● **THE EXERCISE**:
Begin with the first line and repeat exactly through the line containing "25000, step: 5000"; leave every image out.

-- start of DATASET EXCERPT --

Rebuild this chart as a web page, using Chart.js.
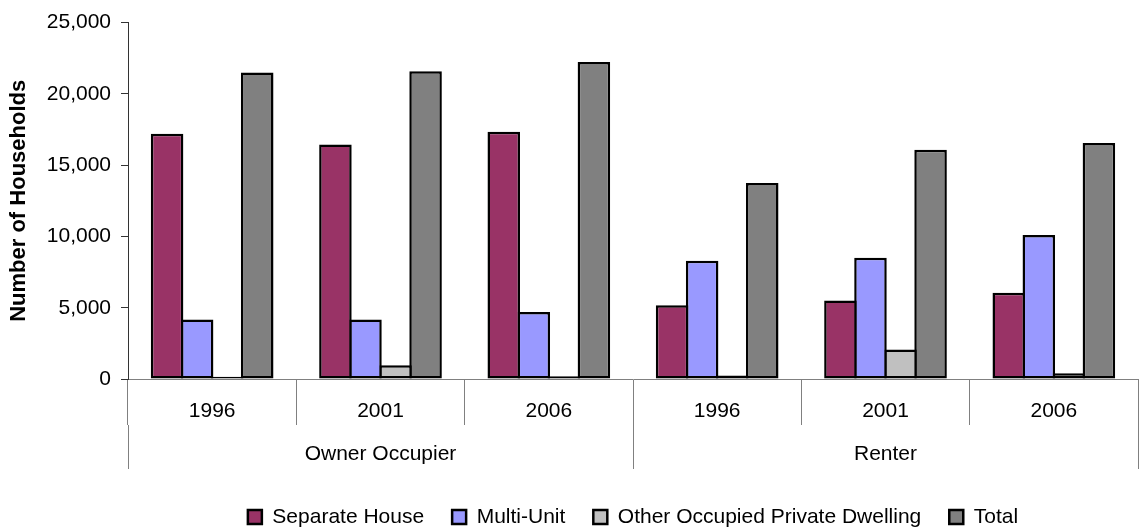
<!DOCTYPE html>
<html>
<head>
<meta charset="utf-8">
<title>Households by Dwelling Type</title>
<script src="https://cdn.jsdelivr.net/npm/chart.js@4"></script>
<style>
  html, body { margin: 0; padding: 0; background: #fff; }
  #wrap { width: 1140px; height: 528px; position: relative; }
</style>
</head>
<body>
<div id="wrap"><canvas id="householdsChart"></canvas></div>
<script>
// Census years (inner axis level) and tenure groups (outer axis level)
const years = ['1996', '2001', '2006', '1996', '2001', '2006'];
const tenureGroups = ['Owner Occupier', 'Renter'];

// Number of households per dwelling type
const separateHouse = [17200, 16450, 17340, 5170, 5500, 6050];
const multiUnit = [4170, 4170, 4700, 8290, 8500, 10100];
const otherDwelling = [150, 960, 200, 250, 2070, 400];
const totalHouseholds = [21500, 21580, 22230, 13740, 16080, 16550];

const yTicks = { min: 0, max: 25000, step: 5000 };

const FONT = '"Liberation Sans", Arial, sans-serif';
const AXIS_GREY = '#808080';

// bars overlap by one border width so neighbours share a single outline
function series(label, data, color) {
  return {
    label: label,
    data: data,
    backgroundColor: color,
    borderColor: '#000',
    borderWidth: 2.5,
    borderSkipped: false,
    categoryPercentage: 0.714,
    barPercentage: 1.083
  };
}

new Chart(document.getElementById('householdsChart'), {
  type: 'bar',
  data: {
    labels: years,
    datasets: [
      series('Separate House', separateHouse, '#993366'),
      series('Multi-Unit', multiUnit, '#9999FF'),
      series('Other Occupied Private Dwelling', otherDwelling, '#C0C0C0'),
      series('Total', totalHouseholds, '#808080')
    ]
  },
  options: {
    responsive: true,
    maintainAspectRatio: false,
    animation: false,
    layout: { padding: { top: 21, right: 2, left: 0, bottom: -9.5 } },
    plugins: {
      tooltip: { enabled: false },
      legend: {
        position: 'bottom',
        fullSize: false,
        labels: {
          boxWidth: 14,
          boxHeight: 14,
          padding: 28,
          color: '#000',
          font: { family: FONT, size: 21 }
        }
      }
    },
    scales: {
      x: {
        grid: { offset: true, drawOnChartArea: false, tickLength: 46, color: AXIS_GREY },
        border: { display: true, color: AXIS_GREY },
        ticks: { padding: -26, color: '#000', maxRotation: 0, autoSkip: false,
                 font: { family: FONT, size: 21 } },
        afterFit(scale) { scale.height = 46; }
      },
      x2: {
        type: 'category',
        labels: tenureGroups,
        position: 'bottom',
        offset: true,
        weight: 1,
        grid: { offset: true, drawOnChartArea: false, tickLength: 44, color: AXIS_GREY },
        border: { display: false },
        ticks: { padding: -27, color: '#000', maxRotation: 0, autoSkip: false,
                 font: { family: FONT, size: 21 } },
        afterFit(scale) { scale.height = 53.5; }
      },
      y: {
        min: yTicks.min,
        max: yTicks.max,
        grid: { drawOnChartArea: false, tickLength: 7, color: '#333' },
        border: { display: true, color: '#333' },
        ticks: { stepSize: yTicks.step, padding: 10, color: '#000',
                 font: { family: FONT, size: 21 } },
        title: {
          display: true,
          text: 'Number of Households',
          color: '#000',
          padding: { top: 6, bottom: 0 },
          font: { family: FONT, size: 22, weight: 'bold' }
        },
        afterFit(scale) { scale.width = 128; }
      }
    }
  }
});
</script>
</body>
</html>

-- end of DATASET EXCERPT --

● **ANSWER BELOW**:
Rebuild this chart as a web page, using Chart.js.
<!DOCTYPE html>
<html>
<head>
<meta charset="utf-8">
<title>Households by Dwelling Type</title>
<script src="https://cdn.jsdelivr.net/npm/chart.js@4"></script>
<style>
  html, body { margin: 0; padding: 0; background: #fff; }
  #wrap { width: 1140px; height: 528px; position: relative; }
</style>
</head>
<body>
<div id="wrap"><canvas id="householdsChart"></canvas></div>
<script>
// Census years (inner axis level) and tenure groups (outer axis level)
const years = ['1996', '2001', '2006', '1996', '2001', '2006'];
const tenureGroups = ['Owner Occupier', 'Renter'];

// Number of households per dwelling type
const separateHouse = [17200, 16450, 17340, 5170, 5500, 6050];
const multiUnit = [4170, 4170, 4700, 8290, 8500, 10100];
const otherDwelling = [150, 960, 200, 250, 2070, 400];
const totalHouseholds = [21500, 21580, 22230, 13740, 16080, 16550];

const yTicks = { min: 0, max: 25000, step: 5000 };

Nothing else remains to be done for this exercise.